I was feeling charitable though, and really did believe the person could make something good with a good editor or beta reader. On looking, I realized they had a beta reader. I was shocked. If this was the polished version, then they have the worst beta ever! Ok, ok, some beta readers don't really do editing, but still. I wrote a review, praising the concept, and pointing out the flaws. I listed the issues I had, but a lot more nicely than I did above, and said I normally wouldn't leave a review with so many negatives, were it not for the fact I thought the story had promise. I apologized for being harsh in the review (though, seriously, it was far nicer than anything I'd have said in a different format), and gently suggested they consider a second beta reader. What I wanted to say was "Look, this is practically unreadable and very nearly a pile of shit. And whatever your beta is doing, she isn't making this better. Unless she is, in which case, just quit now. Your command of the English language and rules of grammar is sketchy, and until you fix that, this is not going to be worth your effort. Get a new beta and give it another go."

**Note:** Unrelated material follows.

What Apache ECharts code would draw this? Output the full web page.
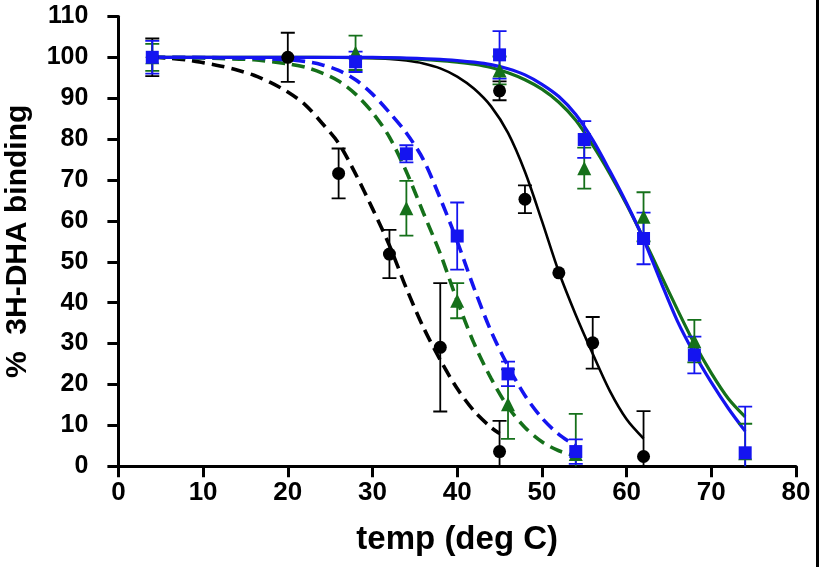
<!DOCTYPE html>
<html>
<head>
<meta charset="utf-8">
<script src="https://cdn.jsdelivr.net/npm/echarts@6/dist/echarts.min.js"></script>
<style>
html,body{margin:0;padding:0;background:#fff;}
#chart{width:819px;height:567px;}
</style>
</head>
<body>
<div id="chart"></div>
<script>
// ---------- measured points (temp, % binding, error) ----------
const blackSolidT = [4, 20, 45, 48, 52, 56, 62];
const blackSolidY = [100, 100, 91.8, 65.3, 47.3, 30.2, 2.4];
const blackSolidE = [4.6, 6, 2.3, 3.4, 0, 6.3, 11.1];

const blackDashT = [26, 32, 38, 45];
const blackDashY = [71.6, 51.9, 29.1, 3.6];
const blackDashE = [6.1, 5.9, 15.7, 7.5];

const greenSolidT = [4, 28, 45, 55, 62, 68, 74];
const greenSolidY = [100, 101.1, 96.8, 72.9, 61, 30.6, 3.2];
const greenSolidE = [3.3, 4.2, 3.4, 5, 6, 5.2, 7.2];

const greenDashT = [34, 40, 46, 54];
const greenDashY = [63.1, 40.5, 15.2, 3.0];
const greenDashE = [6.7, 4.3, 8.5, 9.8];

const blueSolidT = [4, 28, 45, 55, 62, 68, 74];
const blueSolidY = [100, 98.9, 100.6, 79.9, 55.7, 27.2, 3.3];
const blueSolidE = [4, 2.5, 5.8, 4.5, 6.3, 4.5, 11.3];

const blueDashT = [34, 40, 46, 54];
const blueDashY = [76.4, 56.3, 22.6, 3.6];
const blueDashE = [2.1, 8.2, 3, 3];

// ---------- fitted curves ----------
const blackDashCurveX = [4, 6, 8, 10, 12, 14, 16, 18, 20, 22, 24, 26, 28, 30, 32, 34, 36, 38, 40, 42, 44, 45];
const blackDashCurveY = [100, 99.8, 99.4, 98.7, 97.9, 96.9, 95.6, 93.8, 91.5, 88.5, 84, 79, 71.5, 63, 54, 43.5, 34, 26, 19, 13.5, 9.5, 8];

const greenDashCurveX = [4, 8, 12, 16, 20, 22, 24, 26, 28, 30, 32, 34, 36, 38, 40, 42, 44, 46, 48, 50, 52, 54];
const greenDashCurveY = [100, 99.9, 99.7, 99.4, 98.4, 97.6, 96.2, 94.2, 91, 86.5, 80.5, 72, 62, 52, 40.5, 30, 21.5, 14.5, 9.5, 6, 3.8, 2.5];

const blueDashCurveX = [4, 8, 12, 16, 20, 22, 24, 26, 28, 30, 32, 34, 36, 38, 40, 42, 44, 46, 48, 50, 52, 54];
const blueDashCurveY = [100, 100, 99.9, 99.8, 99.4, 99, 98.2, 96.8, 94.5, 91, 86.5, 81.5, 75, 65.5, 55, 43.5, 33, 24.5, 17.3, 11.8, 7.8, 5];

const blackSolidCurveX = [4, 12, 20, 26, 30, 32, 34, 36, 38, 40, 42, 44, 46, 48, 50, 52, 54, 56, 58, 60, 62];
const blackSolidCurveY = [100, 100, 100, 99.9, 99.8, 99.6, 99.2, 98.5, 97.3, 95.3, 92.3, 88, 81.5, 72, 60, 47.5, 37, 27.5, 18.5, 11.5, 6.8];

const blueSolidCurveX = [4, 12, 20, 26, 30, 34, 38, 40, 42, 44, 46, 48, 50, 52, 54, 56, 58, 60, 62, 64, 66, 68, 70, 72, 74];
const blueSolidCurveY = [100, 100, 100, 100, 100, 99.8, 99.5, 99.2, 98.8, 98.2, 97.2, 95.7, 93.4, 90.4, 86, 79.8, 72.3, 64.3, 55.5, 45.3, 35.5, 27.5, 20.5, 14.2, 8.6];

const greenSolidCurveX = [4, 12, 20, 26, 30, 34, 38, 40, 42, 44, 46, 48, 50, 52, 54, 56, 58, 60, 62, 64, 66, 68, 70, 72, 74];
const greenSolidCurveY = [100, 100, 100, 99.95, 99.9, 99.7, 99.2, 98.8, 98.3, 97.5, 96.2, 94.5, 92.2, 89, 84.6, 78.5, 71.6, 64, 55.7, 47, 38.3, 30, 22.8, 16.6, 12.1];

// ---------- axis ----------
const xMin = 0, xMax = 80, xStep = 10;
const yMin = 0, yMax = 110, yStep = 10;
const xTitle = 'temp (deg C)';
const yTitle = '%  3H-DHA binding';

// ---------- styles ----------
const BLACK = '#000000';
const GREEN = '#15701a';
const BLUE = '#1414f0';
const FONT = 'Liberation Sans';

const zip2 = (a, b) => a.map((v, i) => [v, b[i]]);
const zip3 = (a, b, c) => a.map((v, i) => [v, b[i], c[i]]);

function curve(name, xs, ys, color, dashed, width) {
  return {
    type: 'line', name: name, data: zip2(xs, ys), smooth: 0.3,
    symbol: 'none', z: 2, silent: true,
    lineStyle: { color: color, width: width, type: dashed ? [13, 7] : 'solid', cap: 'butt' }
  };
}
function errBars(name, t, y, e, color, z) {
  return {
    type: 'custom', name: name, data: zip3(t, y, e), z: z, clip: true, silent: true,
    renderItem: function (params, api) {
      const x = api.value(0), v = api.value(1), er = api.value(2);
      if (!er) return { type: 'group', children: [] };
      const top = api.coord([x, v + er]);
      const bot = api.coord([x, v - er]);
      const hw = 7;
      const st = { stroke: color, lineWidth: 1.8 };
      return {
        type: 'group', children: [
          { type: 'line', shape: { x1: top[0], y1: top[1], x2: bot[0], y2: bot[1] }, style: st },
          { type: 'line', shape: { x1: top[0] - hw, y1: top[1], x2: top[0] + hw, y2: top[1] }, style: st },
          { type: 'line', shape: { x1: bot[0] - hw, y1: bot[1], x2: bot[0] + hw, y2: bot[1] }, style: st }
        ]
      };
    }
  };
}
function marks(name, t, y, color, symbol, size, z) {
  return {
    type: 'scatter', name: name, data: zip2(t, y), symbol: symbol, symbolSize: size, z: z,
    itemStyle: { color: color, opacity: 1 }, silent: true
  };
}

const chart = echarts.init(document.getElementById('chart'), null, { renderer: 'canvas' });
chart.setOption({
  animation: false,
  backgroundColor: '#ffffff',
  grid: { left: 118.4, right: 23, top: 16.4, bottom: 100.7, containLabel: false, outerBoundsMode: 'none' },
  xAxis: {
    type: 'value', min: xMin, max: xMax, interval: xStep,
    name: xTitle, nameLocation: 'middle', nameGap: 57,
    nameTextStyle: { fontFamily: FONT, fontWeight: 'bold', fontSize: 33, color: '#000' },
    axisLine: { onZero: false, lineStyle: { color: '#000', width: 3 } },
    axisTick: { inside: false, length: 11, lineStyle: { color: '#000', width: 3 } },
    axisLabel: { margin: 14, fontFamily: FONT, fontWeight: 'bold', fontSize: 26, color: '#000' },
    splitLine: { show: false }
  },
  yAxis: {
    type: 'value', min: yMin, max: yMax, interval: yStep,
    name: yTitle, nameLocation: 'middle', nameGap: 86, nameRotate: 90,
    nameTextStyle: { fontFamily: FONT, fontWeight: 'bold', fontSize: 30, color: '#000' },
    axisLine: { onZero: false, lineStyle: { color: '#000', width: 3 } },
    axisTick: { inside: false, length: 11, lineStyle: { color: '#000', width: 3 } },
    axisLabel: { margin: 30, fontFamily: FONT, fontWeight: 'bold', fontSize: 25, color: '#000' },
    splitLine: { show: false }
  },
  graphic: [
    { type: 'rect', right: 0, top: 0, shape: { width: 3, height: 567 }, style: { fill: '#000' } }
  ],
  series: [
    curve('black dashed fit', blackDashCurveX, blackDashCurveY, BLACK, true, 3.6),
    curve('green dashed fit', greenDashCurveX, greenDashCurveY, GREEN, true, 3.6),
    curve('blue dashed fit', blueDashCurveX, blueDashCurveY, BLUE, true, 3.6),
    curve('black fit', blackSolidCurveX, blackSolidCurveY, BLACK, false, 2.6),
    curve('green fit', greenSolidCurveX, greenSolidCurveY, GREEN, false, 3.2),
    curve('blue fit', blueSolidCurveX, blueSolidCurveY, BLUE, false, 3.2),
    errBars('black err', blackSolidT, blackSolidY, blackSolidE, BLACK, 3),
    errBars('black dashed err', blackDashT, blackDashY, blackDashE, BLACK, 3),
    errBars('green err', greenSolidT, greenSolidY, greenSolidE, GREEN, 3),
    errBars('green dashed err', greenDashT, greenDashY, greenDashE, GREEN, 3),
    errBars('blue err', blueSolidT, blueSolidY, blueSolidE, BLUE, 3),
    errBars('blue dashed err', blueDashT, blueDashY, blueDashE, BLUE, 3),
    marks('black', blackSolidT, blackSolidY, BLACK, 'circle', 13, 4),
    marks('black dashed', blackDashT, blackDashY, BLACK, 'circle', 13, 4),
    marks('green', greenSolidT, greenSolidY, GREEN, 'triangle', 14, 4),
    marks('green dashed', greenDashT, greenDashY, GREEN, 'triangle', 14, 4),
    marks('blue', blueSolidT, blueSolidY, BLUE, 'rect', 13, 5),
    marks('blue dashed', blueDashT, blueDashY, BLUE, 'rect', 13, 5)
  ]
});
</script>
</body>
</html>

But I didn't. I thought it would be rude. Apparently though, I still insulted her. Because I inadvertently stumbled across her bitching about my review in an open forum I visit occasionally but do not actively participate in. Oops? Another poster said that my review was harsh but that it was clear I was trying to provide constructive criticism rather than being rude. Still, I noticed this author no longer subscribes to my stories and that I'm still waiting for more reviews to soothe my nerves about my own story.

The experience though is pushing me back into my mantra in this review area - if I can't say only nice things, I won't review. This author begged for reviews and for feedback, going so far as to threaten not to post additional chapters until a certain number of reviews were achieved (which, frankly, is so tacky and rude. I despise that and generally refuse to review on principle). What they ought to have said, and what I often feel like saying is "Positive feedback to stroke my ego and inflate my low self-confidence welcome. Otherwise, bugger off."

1 comment:

B said...

i quite like being an adult. even though all those things you listed *are* really shitty, and really hard to cope with at times.

yay to moving towards your financial goals! :)

as to the feedback/writing thing, ugh. i used to belong to a couple of online writers' groups. most of the members had done writing fiction courses with the Open University that involved giving details feedback and support to others. but i used to give really detailed feedback with suggestions for clarity or improvement, and would get back about my stories 'oh, this is great! i really enjoyed it!' none of the detailed feedback i offered others. it made me think that i should actually charge for my reading/editing services. if the whole babyloss thing hadn't happened, maybe i would have. an option for you, though?